— Start —

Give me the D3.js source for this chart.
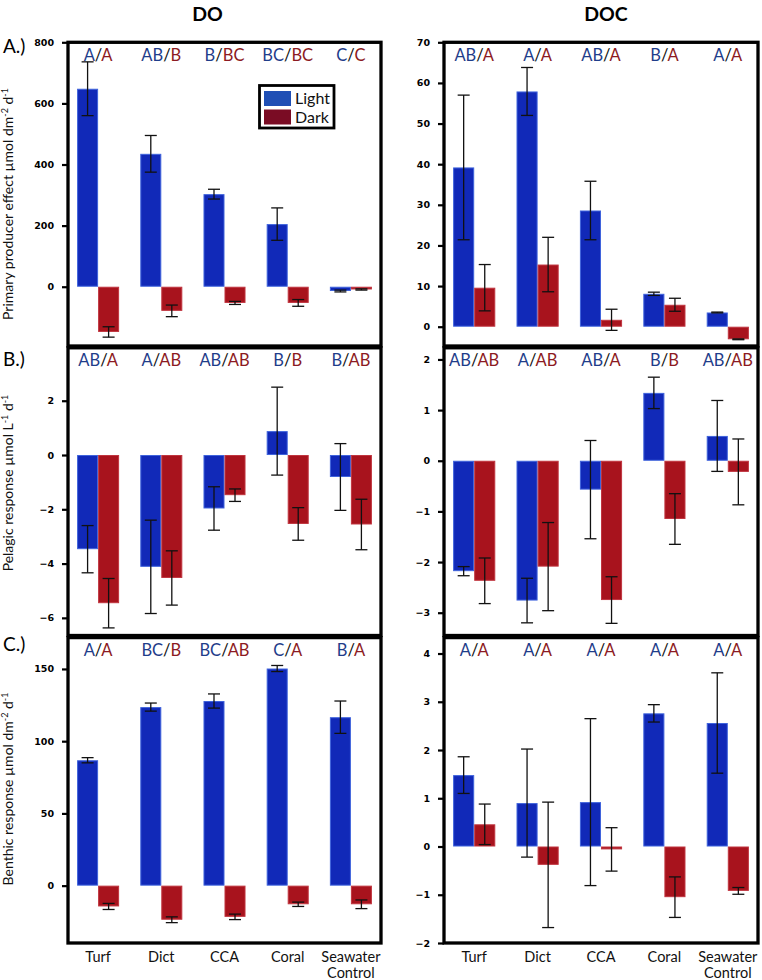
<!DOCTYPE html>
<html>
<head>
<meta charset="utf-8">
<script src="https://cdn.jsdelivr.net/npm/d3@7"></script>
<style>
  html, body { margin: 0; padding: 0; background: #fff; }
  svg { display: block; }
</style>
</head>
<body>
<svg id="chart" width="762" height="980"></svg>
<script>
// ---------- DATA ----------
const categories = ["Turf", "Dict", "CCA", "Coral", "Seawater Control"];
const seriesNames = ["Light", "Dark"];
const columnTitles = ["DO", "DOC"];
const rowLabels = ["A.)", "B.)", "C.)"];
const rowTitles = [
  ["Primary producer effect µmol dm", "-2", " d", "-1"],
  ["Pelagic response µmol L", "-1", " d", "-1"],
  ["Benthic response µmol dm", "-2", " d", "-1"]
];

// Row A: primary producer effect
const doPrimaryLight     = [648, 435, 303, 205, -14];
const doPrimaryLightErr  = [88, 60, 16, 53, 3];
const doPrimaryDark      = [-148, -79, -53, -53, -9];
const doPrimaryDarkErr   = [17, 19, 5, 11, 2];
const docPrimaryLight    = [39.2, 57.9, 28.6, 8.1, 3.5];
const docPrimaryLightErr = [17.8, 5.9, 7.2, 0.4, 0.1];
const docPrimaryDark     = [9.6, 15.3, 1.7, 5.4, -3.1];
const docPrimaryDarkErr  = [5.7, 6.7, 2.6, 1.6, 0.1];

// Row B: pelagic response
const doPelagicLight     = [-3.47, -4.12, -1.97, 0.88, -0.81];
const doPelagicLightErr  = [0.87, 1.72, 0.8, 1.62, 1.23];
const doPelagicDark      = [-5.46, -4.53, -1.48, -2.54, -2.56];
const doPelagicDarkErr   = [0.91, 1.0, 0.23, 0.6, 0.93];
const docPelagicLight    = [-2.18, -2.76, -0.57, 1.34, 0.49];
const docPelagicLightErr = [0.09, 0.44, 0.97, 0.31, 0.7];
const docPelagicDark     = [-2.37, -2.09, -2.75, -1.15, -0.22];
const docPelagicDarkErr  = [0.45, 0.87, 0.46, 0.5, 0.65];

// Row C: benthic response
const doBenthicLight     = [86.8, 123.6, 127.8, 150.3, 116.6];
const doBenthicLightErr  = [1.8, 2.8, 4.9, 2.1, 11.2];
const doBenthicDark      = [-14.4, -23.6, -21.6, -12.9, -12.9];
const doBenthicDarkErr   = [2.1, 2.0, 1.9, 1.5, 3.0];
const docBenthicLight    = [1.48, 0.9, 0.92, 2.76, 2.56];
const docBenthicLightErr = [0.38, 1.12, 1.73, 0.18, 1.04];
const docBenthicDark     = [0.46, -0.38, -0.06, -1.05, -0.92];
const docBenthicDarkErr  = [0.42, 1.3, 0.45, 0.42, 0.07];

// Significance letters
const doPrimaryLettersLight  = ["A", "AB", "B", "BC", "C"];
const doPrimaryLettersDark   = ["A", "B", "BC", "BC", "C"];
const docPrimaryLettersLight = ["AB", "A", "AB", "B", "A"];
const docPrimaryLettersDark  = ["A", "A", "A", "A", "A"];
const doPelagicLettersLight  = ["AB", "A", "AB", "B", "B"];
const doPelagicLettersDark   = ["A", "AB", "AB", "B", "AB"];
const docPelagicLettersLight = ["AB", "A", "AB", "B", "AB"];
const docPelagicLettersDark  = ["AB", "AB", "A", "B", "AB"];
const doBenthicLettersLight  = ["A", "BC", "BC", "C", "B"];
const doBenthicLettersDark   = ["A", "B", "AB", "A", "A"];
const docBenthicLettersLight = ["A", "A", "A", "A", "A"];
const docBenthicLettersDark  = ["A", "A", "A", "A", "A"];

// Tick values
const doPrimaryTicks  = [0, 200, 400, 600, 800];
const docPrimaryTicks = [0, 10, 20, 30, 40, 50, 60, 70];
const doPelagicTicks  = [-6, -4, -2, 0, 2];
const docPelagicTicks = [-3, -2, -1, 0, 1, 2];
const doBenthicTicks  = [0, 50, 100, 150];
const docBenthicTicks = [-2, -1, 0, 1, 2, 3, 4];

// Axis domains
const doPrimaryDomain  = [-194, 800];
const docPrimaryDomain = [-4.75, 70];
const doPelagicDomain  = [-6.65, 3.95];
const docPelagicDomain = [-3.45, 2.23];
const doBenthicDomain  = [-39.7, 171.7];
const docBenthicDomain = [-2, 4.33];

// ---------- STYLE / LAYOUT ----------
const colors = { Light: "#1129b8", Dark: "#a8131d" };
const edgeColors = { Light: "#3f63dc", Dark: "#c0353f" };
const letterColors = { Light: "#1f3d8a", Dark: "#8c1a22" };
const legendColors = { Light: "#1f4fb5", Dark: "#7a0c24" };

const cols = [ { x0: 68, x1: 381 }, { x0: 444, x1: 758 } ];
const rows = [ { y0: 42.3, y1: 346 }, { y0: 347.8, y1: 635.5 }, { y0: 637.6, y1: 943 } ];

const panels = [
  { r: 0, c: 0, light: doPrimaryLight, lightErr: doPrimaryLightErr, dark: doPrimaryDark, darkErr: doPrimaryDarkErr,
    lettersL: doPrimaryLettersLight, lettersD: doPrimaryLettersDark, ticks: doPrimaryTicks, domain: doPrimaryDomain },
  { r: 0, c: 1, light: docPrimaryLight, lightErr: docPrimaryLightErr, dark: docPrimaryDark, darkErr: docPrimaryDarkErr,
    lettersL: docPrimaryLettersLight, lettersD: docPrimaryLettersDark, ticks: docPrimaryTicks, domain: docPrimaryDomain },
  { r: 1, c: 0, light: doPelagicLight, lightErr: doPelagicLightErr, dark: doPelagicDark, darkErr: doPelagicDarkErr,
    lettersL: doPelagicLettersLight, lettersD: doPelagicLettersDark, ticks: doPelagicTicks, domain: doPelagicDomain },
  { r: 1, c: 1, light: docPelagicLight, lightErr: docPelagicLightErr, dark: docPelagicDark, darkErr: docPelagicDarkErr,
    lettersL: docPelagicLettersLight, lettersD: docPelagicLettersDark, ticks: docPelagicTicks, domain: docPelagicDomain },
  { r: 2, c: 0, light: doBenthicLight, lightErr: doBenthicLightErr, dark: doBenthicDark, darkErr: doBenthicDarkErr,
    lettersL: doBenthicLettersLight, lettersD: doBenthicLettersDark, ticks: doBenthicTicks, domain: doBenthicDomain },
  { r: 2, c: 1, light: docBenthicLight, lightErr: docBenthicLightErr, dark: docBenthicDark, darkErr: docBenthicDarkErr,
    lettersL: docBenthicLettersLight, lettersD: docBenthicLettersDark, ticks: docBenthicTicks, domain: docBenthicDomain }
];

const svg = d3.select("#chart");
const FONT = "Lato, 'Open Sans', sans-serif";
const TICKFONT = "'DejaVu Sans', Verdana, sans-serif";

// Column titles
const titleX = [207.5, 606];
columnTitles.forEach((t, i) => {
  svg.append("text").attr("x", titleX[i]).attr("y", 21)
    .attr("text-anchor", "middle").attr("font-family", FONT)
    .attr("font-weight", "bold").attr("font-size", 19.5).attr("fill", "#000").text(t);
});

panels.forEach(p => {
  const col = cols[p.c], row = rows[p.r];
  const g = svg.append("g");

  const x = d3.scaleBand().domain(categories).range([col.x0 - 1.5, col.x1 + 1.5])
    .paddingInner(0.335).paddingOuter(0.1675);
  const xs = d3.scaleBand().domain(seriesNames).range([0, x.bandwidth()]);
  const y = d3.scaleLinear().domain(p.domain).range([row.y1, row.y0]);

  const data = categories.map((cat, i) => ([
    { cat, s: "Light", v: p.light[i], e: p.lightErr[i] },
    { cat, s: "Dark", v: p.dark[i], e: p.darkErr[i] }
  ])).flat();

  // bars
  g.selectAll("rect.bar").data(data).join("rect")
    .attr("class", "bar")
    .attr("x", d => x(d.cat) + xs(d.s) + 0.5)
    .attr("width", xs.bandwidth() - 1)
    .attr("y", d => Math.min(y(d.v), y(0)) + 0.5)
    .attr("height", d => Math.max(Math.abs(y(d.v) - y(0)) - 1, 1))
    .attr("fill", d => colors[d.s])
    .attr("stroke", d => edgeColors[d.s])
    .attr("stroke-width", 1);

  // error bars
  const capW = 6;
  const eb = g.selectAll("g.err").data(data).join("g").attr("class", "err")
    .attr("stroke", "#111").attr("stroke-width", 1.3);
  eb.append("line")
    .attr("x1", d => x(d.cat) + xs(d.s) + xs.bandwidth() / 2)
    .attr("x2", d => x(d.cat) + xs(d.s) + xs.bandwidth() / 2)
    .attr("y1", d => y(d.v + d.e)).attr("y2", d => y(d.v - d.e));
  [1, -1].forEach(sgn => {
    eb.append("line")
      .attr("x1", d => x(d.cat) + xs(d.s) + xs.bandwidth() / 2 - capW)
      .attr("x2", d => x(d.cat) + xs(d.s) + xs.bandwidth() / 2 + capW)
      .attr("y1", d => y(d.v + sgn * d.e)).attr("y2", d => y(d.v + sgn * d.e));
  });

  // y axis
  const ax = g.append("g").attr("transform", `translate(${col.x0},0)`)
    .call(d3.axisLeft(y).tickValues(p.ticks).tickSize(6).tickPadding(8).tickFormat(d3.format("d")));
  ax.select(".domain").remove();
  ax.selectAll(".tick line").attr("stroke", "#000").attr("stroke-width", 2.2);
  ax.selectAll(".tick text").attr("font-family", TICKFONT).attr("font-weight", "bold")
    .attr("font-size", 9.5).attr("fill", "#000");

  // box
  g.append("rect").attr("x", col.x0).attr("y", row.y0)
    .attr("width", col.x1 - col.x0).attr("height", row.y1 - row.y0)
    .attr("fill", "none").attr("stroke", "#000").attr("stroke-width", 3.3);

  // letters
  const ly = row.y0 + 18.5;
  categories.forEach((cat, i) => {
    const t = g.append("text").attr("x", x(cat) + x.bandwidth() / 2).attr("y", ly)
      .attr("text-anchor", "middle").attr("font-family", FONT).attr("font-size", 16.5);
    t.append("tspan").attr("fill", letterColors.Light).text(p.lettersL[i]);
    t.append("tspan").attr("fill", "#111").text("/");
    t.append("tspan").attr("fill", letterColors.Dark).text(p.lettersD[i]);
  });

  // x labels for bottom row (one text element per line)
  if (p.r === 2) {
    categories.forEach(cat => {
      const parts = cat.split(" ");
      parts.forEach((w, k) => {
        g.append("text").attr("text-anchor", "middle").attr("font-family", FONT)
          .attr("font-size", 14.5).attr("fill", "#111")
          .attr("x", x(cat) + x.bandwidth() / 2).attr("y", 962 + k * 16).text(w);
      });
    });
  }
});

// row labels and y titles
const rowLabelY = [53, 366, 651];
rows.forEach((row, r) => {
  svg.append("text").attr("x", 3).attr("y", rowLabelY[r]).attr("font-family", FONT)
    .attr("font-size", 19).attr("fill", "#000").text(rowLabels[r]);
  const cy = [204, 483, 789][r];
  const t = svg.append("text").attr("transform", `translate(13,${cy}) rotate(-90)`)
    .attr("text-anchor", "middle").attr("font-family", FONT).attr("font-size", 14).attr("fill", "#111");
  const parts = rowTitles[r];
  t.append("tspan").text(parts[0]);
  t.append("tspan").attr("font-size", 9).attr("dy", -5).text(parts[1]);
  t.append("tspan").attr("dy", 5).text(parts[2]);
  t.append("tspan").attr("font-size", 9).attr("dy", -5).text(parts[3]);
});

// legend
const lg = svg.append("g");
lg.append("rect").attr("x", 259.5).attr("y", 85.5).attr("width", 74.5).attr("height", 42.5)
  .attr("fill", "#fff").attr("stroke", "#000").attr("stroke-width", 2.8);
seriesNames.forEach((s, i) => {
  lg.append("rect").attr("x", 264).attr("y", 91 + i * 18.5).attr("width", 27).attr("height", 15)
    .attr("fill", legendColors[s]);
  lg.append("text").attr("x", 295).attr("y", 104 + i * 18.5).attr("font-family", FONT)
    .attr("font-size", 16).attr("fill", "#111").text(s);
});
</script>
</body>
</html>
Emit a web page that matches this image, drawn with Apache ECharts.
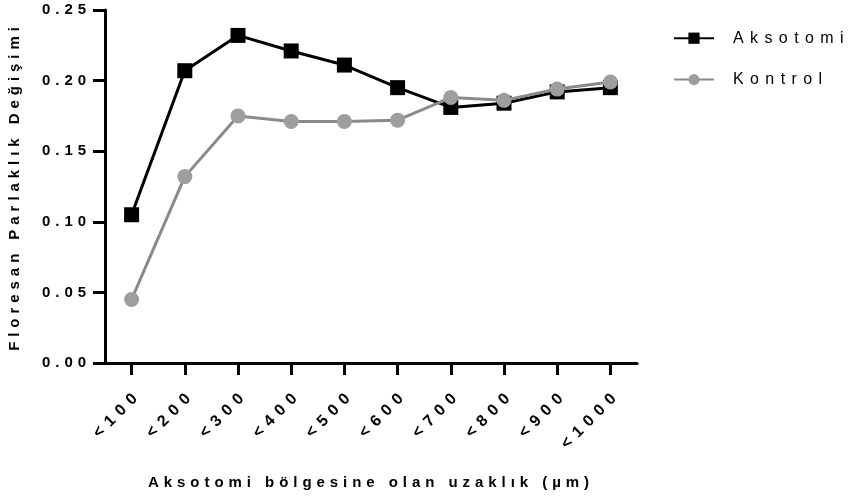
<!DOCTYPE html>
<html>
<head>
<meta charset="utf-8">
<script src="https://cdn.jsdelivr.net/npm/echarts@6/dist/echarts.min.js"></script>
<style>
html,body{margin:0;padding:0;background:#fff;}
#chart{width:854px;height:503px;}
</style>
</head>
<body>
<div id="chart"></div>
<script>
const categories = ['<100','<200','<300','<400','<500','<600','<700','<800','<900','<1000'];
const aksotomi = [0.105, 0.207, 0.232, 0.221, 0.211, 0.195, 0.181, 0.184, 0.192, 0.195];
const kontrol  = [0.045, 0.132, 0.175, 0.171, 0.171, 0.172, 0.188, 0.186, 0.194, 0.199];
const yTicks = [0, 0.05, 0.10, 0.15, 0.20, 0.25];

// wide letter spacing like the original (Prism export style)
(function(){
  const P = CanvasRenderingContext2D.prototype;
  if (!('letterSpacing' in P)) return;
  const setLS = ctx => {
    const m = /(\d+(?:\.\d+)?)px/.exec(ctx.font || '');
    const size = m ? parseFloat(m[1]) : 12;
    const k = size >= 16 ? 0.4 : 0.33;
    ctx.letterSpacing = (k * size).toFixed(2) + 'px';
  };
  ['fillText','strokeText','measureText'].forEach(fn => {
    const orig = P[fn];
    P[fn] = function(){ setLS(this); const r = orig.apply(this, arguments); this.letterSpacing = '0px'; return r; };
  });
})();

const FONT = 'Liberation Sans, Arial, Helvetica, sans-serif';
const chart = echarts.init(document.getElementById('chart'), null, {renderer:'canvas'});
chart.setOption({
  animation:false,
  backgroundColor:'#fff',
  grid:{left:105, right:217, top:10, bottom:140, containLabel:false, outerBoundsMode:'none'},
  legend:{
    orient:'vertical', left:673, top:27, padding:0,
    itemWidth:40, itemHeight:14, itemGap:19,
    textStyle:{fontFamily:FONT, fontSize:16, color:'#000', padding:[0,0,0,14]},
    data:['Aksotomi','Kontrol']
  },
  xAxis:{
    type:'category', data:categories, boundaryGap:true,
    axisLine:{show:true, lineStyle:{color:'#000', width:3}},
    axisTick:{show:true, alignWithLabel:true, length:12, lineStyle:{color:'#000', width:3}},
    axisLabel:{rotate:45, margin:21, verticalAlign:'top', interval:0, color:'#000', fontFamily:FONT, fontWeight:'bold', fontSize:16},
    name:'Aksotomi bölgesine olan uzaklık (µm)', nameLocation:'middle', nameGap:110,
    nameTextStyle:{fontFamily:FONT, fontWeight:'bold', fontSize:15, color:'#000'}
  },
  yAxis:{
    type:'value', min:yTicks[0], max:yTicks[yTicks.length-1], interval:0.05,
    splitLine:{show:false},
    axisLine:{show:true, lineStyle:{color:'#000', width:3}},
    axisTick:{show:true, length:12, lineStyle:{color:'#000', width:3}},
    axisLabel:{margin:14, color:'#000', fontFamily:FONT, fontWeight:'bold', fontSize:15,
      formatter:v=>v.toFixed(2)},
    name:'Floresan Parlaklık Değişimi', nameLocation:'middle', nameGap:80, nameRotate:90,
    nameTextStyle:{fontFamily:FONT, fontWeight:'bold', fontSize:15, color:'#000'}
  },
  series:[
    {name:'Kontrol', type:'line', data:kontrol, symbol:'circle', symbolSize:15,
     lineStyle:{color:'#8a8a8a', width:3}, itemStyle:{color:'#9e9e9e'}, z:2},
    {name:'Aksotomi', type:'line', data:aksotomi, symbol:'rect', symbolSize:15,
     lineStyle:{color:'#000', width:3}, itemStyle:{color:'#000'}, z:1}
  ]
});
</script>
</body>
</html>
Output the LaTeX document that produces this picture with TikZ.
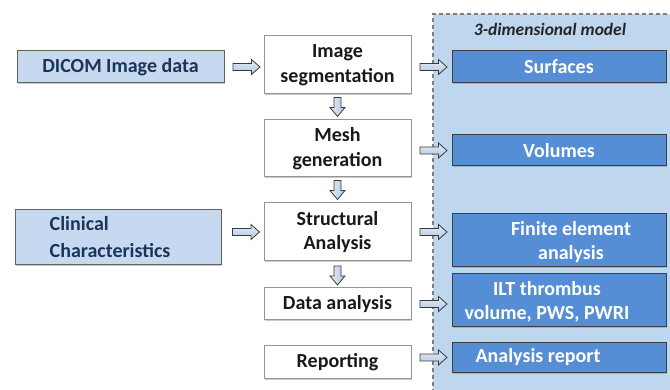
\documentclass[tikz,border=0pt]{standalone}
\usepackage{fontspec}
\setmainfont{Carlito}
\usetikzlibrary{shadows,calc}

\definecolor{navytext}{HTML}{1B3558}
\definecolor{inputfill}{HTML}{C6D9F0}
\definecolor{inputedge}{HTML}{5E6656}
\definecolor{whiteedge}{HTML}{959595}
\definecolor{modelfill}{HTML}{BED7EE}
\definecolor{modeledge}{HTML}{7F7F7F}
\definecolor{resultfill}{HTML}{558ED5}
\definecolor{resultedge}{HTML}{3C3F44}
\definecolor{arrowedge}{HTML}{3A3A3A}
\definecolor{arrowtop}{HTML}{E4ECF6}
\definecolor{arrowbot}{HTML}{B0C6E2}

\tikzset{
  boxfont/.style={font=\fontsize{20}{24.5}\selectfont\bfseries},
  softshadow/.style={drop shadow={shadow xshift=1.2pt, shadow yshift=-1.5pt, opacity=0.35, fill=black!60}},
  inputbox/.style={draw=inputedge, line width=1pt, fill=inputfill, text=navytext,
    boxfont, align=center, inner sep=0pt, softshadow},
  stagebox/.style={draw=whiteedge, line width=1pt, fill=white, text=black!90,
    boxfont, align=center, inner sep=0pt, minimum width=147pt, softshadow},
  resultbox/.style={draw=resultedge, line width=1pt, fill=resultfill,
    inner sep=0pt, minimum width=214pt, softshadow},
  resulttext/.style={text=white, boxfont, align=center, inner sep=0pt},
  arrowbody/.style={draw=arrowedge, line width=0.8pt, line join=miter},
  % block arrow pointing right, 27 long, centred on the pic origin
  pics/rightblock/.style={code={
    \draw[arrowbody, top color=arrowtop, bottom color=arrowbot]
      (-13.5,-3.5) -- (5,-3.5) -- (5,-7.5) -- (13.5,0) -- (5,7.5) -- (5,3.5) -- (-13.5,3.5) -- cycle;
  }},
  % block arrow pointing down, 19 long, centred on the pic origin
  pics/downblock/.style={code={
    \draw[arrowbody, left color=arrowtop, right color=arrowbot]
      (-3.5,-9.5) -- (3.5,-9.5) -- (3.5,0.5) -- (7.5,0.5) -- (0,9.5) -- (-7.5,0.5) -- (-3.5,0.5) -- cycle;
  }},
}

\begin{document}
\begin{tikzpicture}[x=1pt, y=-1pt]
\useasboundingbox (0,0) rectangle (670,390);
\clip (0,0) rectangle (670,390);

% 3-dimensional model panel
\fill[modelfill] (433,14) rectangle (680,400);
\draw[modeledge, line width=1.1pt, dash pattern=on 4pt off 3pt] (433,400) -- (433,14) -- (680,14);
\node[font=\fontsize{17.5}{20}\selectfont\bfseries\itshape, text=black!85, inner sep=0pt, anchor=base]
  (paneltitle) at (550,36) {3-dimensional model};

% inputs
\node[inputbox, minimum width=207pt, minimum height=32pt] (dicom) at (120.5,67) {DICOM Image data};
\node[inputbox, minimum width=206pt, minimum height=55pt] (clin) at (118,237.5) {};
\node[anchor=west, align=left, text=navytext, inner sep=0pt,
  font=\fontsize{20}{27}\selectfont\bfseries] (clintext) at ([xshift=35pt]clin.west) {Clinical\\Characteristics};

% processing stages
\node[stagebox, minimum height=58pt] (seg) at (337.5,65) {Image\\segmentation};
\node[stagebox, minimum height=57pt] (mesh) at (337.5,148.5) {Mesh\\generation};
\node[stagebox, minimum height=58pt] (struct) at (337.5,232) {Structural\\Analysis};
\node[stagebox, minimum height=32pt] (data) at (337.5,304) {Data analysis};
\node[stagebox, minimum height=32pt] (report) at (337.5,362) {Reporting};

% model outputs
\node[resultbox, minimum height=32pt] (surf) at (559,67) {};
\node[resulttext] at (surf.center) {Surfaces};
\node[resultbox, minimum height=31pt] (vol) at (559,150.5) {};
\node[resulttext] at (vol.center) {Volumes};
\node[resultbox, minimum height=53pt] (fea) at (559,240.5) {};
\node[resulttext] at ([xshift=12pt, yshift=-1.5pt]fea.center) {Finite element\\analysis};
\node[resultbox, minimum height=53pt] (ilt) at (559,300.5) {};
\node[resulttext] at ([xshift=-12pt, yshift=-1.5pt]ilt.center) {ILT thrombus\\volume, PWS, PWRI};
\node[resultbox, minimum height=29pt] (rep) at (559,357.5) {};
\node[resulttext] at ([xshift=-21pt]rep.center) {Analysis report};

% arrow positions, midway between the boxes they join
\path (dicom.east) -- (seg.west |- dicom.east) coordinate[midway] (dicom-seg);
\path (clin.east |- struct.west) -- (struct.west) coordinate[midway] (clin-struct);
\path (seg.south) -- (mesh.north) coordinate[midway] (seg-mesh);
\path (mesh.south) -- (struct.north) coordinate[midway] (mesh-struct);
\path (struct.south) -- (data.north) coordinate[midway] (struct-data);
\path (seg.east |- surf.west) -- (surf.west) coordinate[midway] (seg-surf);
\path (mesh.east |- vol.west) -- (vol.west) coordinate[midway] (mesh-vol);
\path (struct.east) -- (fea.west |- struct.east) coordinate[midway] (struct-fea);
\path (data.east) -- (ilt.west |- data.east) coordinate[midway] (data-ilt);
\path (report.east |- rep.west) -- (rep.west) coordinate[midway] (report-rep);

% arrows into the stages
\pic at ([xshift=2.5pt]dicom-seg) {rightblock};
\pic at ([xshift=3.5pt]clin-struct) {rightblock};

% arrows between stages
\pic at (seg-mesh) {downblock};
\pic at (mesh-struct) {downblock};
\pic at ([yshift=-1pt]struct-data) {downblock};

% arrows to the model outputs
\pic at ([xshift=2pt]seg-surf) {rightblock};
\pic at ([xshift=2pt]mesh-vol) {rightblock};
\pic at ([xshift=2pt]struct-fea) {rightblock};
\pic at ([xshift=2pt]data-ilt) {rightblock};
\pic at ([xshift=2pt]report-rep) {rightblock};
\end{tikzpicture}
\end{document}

— End —

*EXERCISE DETAILS*
Locate each line with the word "that" and copy it.

*EXPECTED OUTPUT*
Emit a web page that matches this image, drawn with Apache ECharts.
Output the LaTeX document that produces this picture with TikZ.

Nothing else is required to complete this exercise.